• Collected material:
......

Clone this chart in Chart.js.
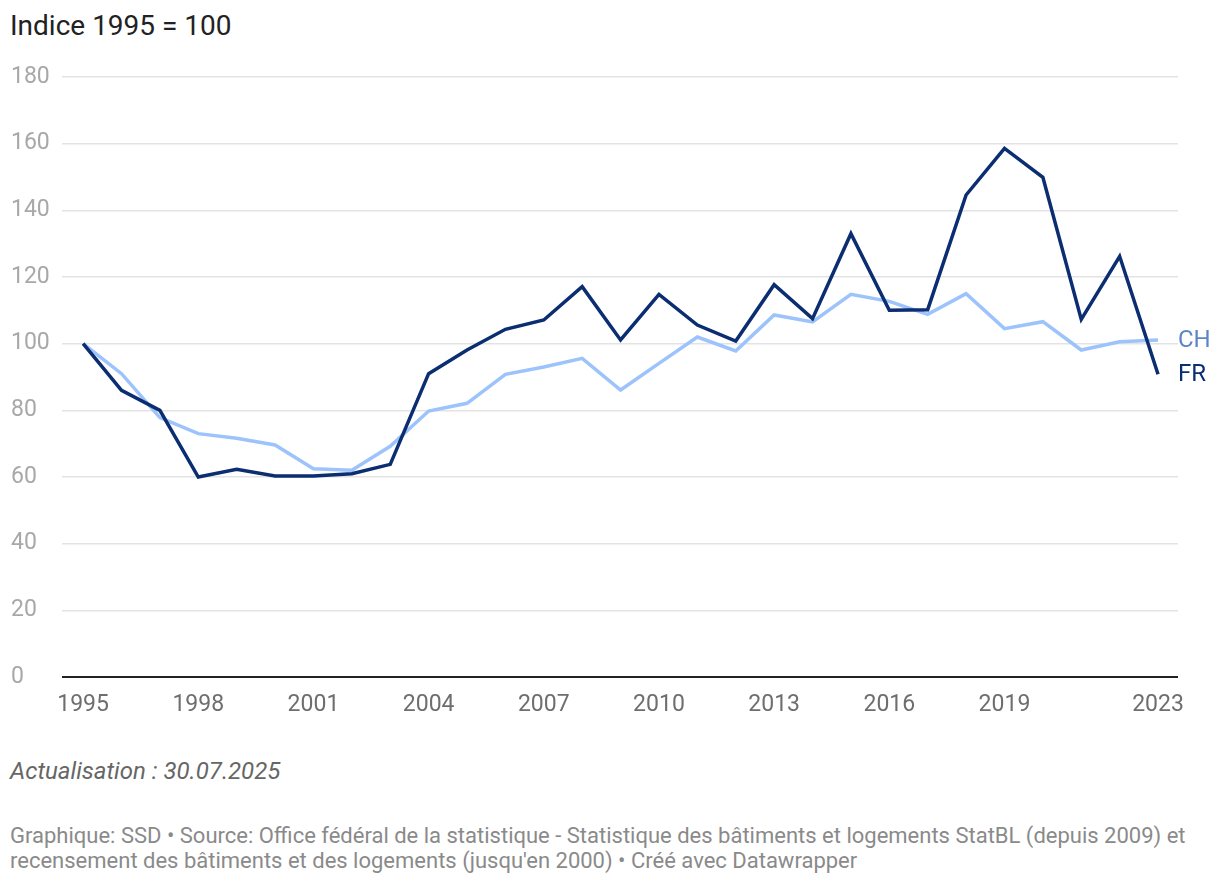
<!DOCTYPE html>
<html>
<head>
<meta charset="utf-8">
<script src="https://cdn.jsdelivr.net/npm/chart.js@4/dist/chart.umd.min.js"></script>
<style>
  body { margin: 0; background: #fff; font-family: Roboto, sans-serif; }
  #title { position: absolute; left: 10px; top: 9px; font-size: 28px; color: #222; white-space: nowrap; }
  #wrap { position: absolute; left: 0; top: 50px; width: 1220px; height: 680px; }
  #update { position: absolute; left: 10px; top: 757px; font-size: 24px; font-style: italic; color: #666; white-space: nowrap; }
  #source { position: absolute; left: 10px; top: 823px; font-size: 22px; line-height: 25px; color: #8a8a8a; white-space: nowrap; }
</style>
</head>
<body>
<div id="title">Indice 1995 = 100</div>
<div id="wrap"><canvas id="chart"></canvas></div>
<div id="update">Actualisation : 30.07.2025</div>
<div id="source">Graphique: SSD • Source: Office fédéral de la statistique - Statistique des bâtiments et logements StatBL (depuis 2009) et<br>recensement des bâtiments et des logements (jusqu'en 2000) • Créé avec Datawrapper</div>
<script>
// years and index values (1995 = 100)
const years = [1995, 1996, 1997, 1998, 1999, 2000, 2001, 2002, 2003, 2004, 2005, 2006, 2007, 2008, 2009,
  2010, 2011, 2012, 2013, 2014, 2015, 2016, 2017, 2018, 2019, 2020, 2021, 2022, 2023];
const fr = [100, 86, 80, 60, 62.3, 60.3, 60.3, 61, 63.8, 91, 98.1, 104.3, 107.1, 117.1, 101.1,
  114.8, 105.6, 100.8, 117.7, 107.5, 133, 110, 110.2, 144.6, 158.6, 149.9, 107.3, 126.2, 90.8];
const ch = [100, 91, 77.8, 73, 71.6, 69.6, 62.5, 62, 69.2, 79.8, 82.1, 90.8, 93, 95.6, 86.1,
  94.1, 102, 97.8, 108.6, 106.5, 114.8, 112.7, 108.8, 115, 104.5, 106.6, 98.1, 100.6, 101.1];
const xTicks = [1995, 1998, 2001, 2004, 2007, 2010, 2013, 2016, 2019, 2023];
const yTicks = [0, 20, 40, 60, 80, 100, 120, 140, 160, 180];

const FR_COLOR = '#0b2d71';
const CH_COLOR = '#9cc3fb';

function toPoints(values) {
  return years.map((y, i) => ({ x: y, y: values[i] }));
}

// write the series name at the end of each line
const endLabels = {
  id: 'endLabels',
  afterDatasetsDraw(chart) {
    const ctx = chart.ctx;
    ctx.save();
    ctx.font = '24px Roboto';
    ctx.textBaseline = 'middle';
    ctx.textAlign = 'left';
    chart.data.datasets.forEach((ds, i) => {
      const meta = chart.getDatasetMeta(i);
      const last = meta.data[meta.data.length - 1];
      ctx.fillStyle = ds.labelColor;
      ctx.fillText(ds.label, chart.chartArea.right, last.y + 1);
    });
    ctx.restore();
  }
};

new Chart(document.getElementById('chart'), {
  type: 'line',
  data: {
    datasets: [
      { label: 'FR', labelColor: FR_COLOR, data: toPoints(fr), borderColor: FR_COLOR, borderWidth: 3.5, pointRadius: 0, tension: 0 },
      { label: 'CH', labelColor: '#5b87c8', data: toPoints(ch), borderColor: CH_COLOR, borderWidth: 3.5, pointRadius: 0, tension: 0 }
    ]
  },
  options: {
    responsive: true,
    maintainAspectRatio: false,
    animation: false,
    layout: { padding: { left: 11, right: 42, top: 27, bottom: 0 } },
    plugins: { legend: { display: false }, tooltip: { enabled: false } },
    scales: {
      x: {
        type: 'linear',
        min: 1994.45,
        max: 2023.52,
        afterBuildTicks: s => { s.ticks = xTicks.map(v => ({ value: v })); },
        afterFit: s => { s.height = 53; },
        border: { display: false },
        grid: { display: false, drawTicks: false },
        ticks: {
          padding: 14,
          maxRotation: 0,
          autoSkip: false,
          color: '#6e6e6e',
          font: { family: 'Roboto', size: 23 },
          callback: v => String(v)
        }
      },
      y: {
        min: 0,
        max: 180,
        afterBuildTicks: s => { s.ticks = yTicks.map(v => ({ value: v })); },
        afterFit: s => { s.width = 51; },
        border: { display: false },
        grid: {
          drawTicks: false,
          color: c => c.tick.value === 0 ? '#222' : '#e3e3e3',
          lineWidth: c => c.tick.value === 0 ? 2 : 1.5
        },
        ticks: {
          crossAlign: 'far',
          color: '#a8a8a8',
          font: { family: 'Roboto', size: 23 }
        }
      }
    }
  },
  plugins: [endLabels]
});
</script>
</body>
</html>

......

Leave out the pictures and print every line of the data exactly.

• Answer in full:
Clone this chart in Chart.js.
<!DOCTYPE html>
<html>
<head>
<meta charset="utf-8">
<script src="https://cdn.jsdelivr.net/npm/chart.js@4/dist/chart.umd.min.js"></script>
<style>
  body { margin: 0; background: #fff; font-family: Roboto, sans-serif; }
  #title { position: absolute; left: 10px; top: 9px; font-size: 28px; color: #222; white-space: nowrap; }
  #wrap { position: absolute; left: 0; top: 50px; width: 1220px; height: 680px; }
  #update { position: absolute; left: 10px; top: 757px; font-size: 24px; font-style: italic; color: #666; white-space: nowrap; }
  #source { position: absolute; left: 10px; top: 823px; font-size: 22px; line-height: 25px; color: #8a8a8a; white-space: nowrap; }
</style>
</head>
<body>
<div id="title">Indice 1995 = 100</div>
<div id="wrap"><canvas id="chart"></canvas></div>
<div id="update">Actualisation : 30.07.2025</div>
<div id="source">Graphique: SSD • Source: Office fédéral de la statistique - Statistique des bâtiments et logements StatBL (depuis 2009) et<br>recensement des bâtiments et des logements (jusqu'en 2000) • Créé avec Datawrapper</div>
<script>
// years and index values (1995 = 100)
const years = [1995, 1996, 1997, 1998, 1999, 2000, 2001, 2002, 2003, 2004, 2005, 2006, 2007, 2008, 2009,
  2010, 2011, 2012, 2013, 2014, 2015, 2016, 2017, 2018, 2019, 2020, 2021, 2022, 2023];
const fr = [100, 86, 80, 60, 62.3, 60.3, 60.3, 61, 63.8, 91, 98.1, 104.3, 107.1, 117.1, 101.1,
  114.8, 105.6, 100.8, 117.7, 107.5, 133, 110, 110.2, 144.6, 158.6, 149.9, 107.3, 126.2, 90.8];
const ch = [100, 91, 77.8, 73, 71.6, 69.6, 62.5, 62, 69.2, 79.8, 82.1, 90.8, 93, 95.6, 86.1,
  94.1, 102, 97.8, 108.6, 106.5, 114.8, 112.7, 108.8, 115, 104.5, 106.6, 98.1, 100.6, 101.1];
const xTicks = [1995, 1998, 2001, 2004, 2007, 2010, 2013, 2016, 2019, 2023];
const yTicks = [0, 20, 40, 60, 80, 100, 120, 140, 160, 180];

const FR_COLOR = '#0b2d71';
const CH_COLOR = '#9cc3fb';

function toPoints(values) {
  return years.map((y, i) => ({ x: y, y: values[i] }));
}

// write the series name at the end of each line
const endLabels = {
  id: 'endLabels',
  afterDatasetsDraw(chart) {
    const ctx = chart.ctx;
    ctx.save();
    ctx.font = '24px Roboto';
    ctx.textBaseline = 'middle';
    ctx.textAlign = 'left';
    chart.data.datasets.forEach((ds, i) => {
      const meta = chart.getDatasetMeta(i);
      const last = meta.data[meta.data.length - 1];
      ctx.fillStyle = ds.labelColor;
      ctx.fillText(ds.label, chart.chartArea.right, last.y + 1);
    });
    ctx.restore();
  }
};

new Chart(document.getElementById('chart'), {
  type: 'line',
  data: {
    datasets: [
      { label: 'FR', labelColor: FR_COLOR, data: toPoints(fr), borderColor: FR_COLOR, borderWidth: 3.5, pointRadius: 0, tension: 0 },
      { label: 'CH', labelColor: '#5b87c8', data: toPoints(ch), borderColor: CH_COLOR, borderWidth: 3.5, pointRadius: 0, tension: 0 }
    ]
  },
  options: {
    responsive: true,
    maintainAspectRatio: false,
    animation: false,
    layout: { padding: { left: 11, right: 42, top: 27, bottom: 0 } },
    plugins: { legend: { display: false }, tooltip: { enabled: false } },
    scales: {
      x: {
        type: 'linear',
        min: 1994.45,
        max: 2023.52,
        afterBuildTicks: s => { s.ticks = xTicks.map(v => ({ value: v })); },
        afterFit: s => { s.height = 53; },
        border: { display: false },
        grid: { display: false, drawTicks: false },
        ticks: {
          padding: 14,
          maxRotation: 0,
          autoSkip: false,
          color: '#6e6e6e',
          font: { family: 'Roboto', size: 23 },
          callback: v => String(v)
        }
      },
      y: {
        min: 0,
        max: 180,
        afterBuildTicks: s => { s.ticks = yTicks.map(v => ({ value: v })); },
        afterFit: s => { s.width = 51; },
        border: { display: false },
        grid: {
          drawTicks: false,
          color: c => c.tick.value === 0 ? '#222' : '#e3e3e3',
          lineWidth: c => c.tick.value === 0 ? 2 : 1.5
        },
        ticks: {
          crossAlign: 'far',
          color: '#a8a8a8',
          font: { family: 'Roboto', size: 23 }
        }
      }
    }
  },
  plugins: [endLabels]
});
</script>
</body>
</html>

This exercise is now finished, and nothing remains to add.